A (broad): On the head, a St Andrew's cross is indicated, but not actually carved, by piercing three elliptical holes through the head, at the top and sides; at the bottom of the head the hole, which is slightly off-centre, is not completely cut through. Just off the centre of the head is a small low boss. There is a faint trace of an incised edge-moulding on the right side of the shaft. At the centre of the shaft, just above the break, is a small panel of incised holes in five irregular lines.
B and D (narrow): Undecorated
C (broad): As face A, except that there is no incised hole decoration. The lower hole of the head is similarly not fully cut and is noticeably off-centre.
Appendix D item (continuing tradition)
With its three-holed round head, St Andrew's cross, roll-mouldings at the neck, and irregular dot decoration on the shaft, this cross is remarkably similar to Perranzabuloe 1 (St Piran's Cross, p. 189, Ills. 193–6). It is, however, much smaller and more crudely executed. Gwinear 2 (the Connor Down cross) can also be compared, although in the latter, the holes in the head are not cut through but sunk (Ills. 301–4). Like the Connor Down cross, the Three Holes Cross is likely to be a copy of the better executed monument (although the distance of some 30 km, 20 miles, from Egloshayle to Perranzabuloe is a problem).

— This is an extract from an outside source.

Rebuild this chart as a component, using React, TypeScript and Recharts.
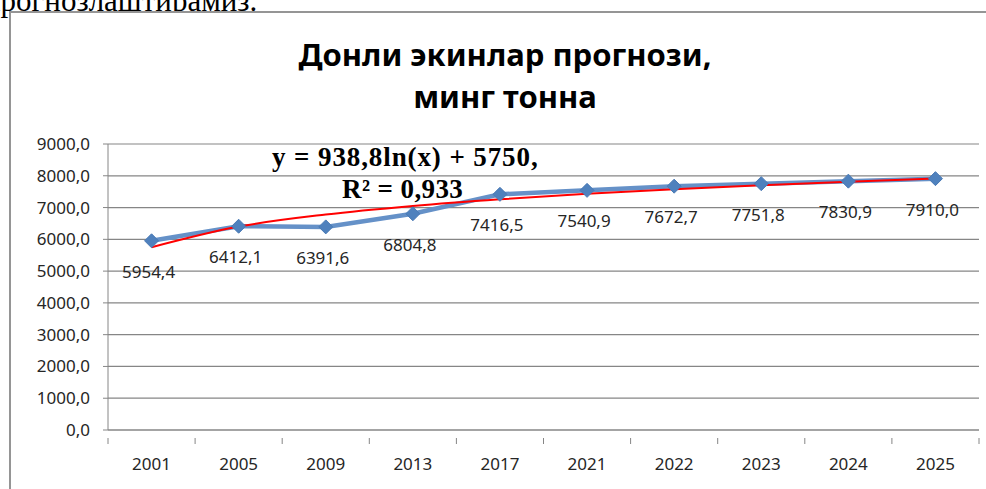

The cross is located on an important routeway from Launceston around the north side of Bodmin Moor, and from north Cornwall and the Tintagel area, towards the lowest fording point of the River Camel at Wadebridge, thence on to west Cornwall and also to the Bishop of Exeter's important manor at Pawton. It is at a major junction of routes, one of which led to the Bishop of Exeter's manor on this side of the River Camel, at Burnayre.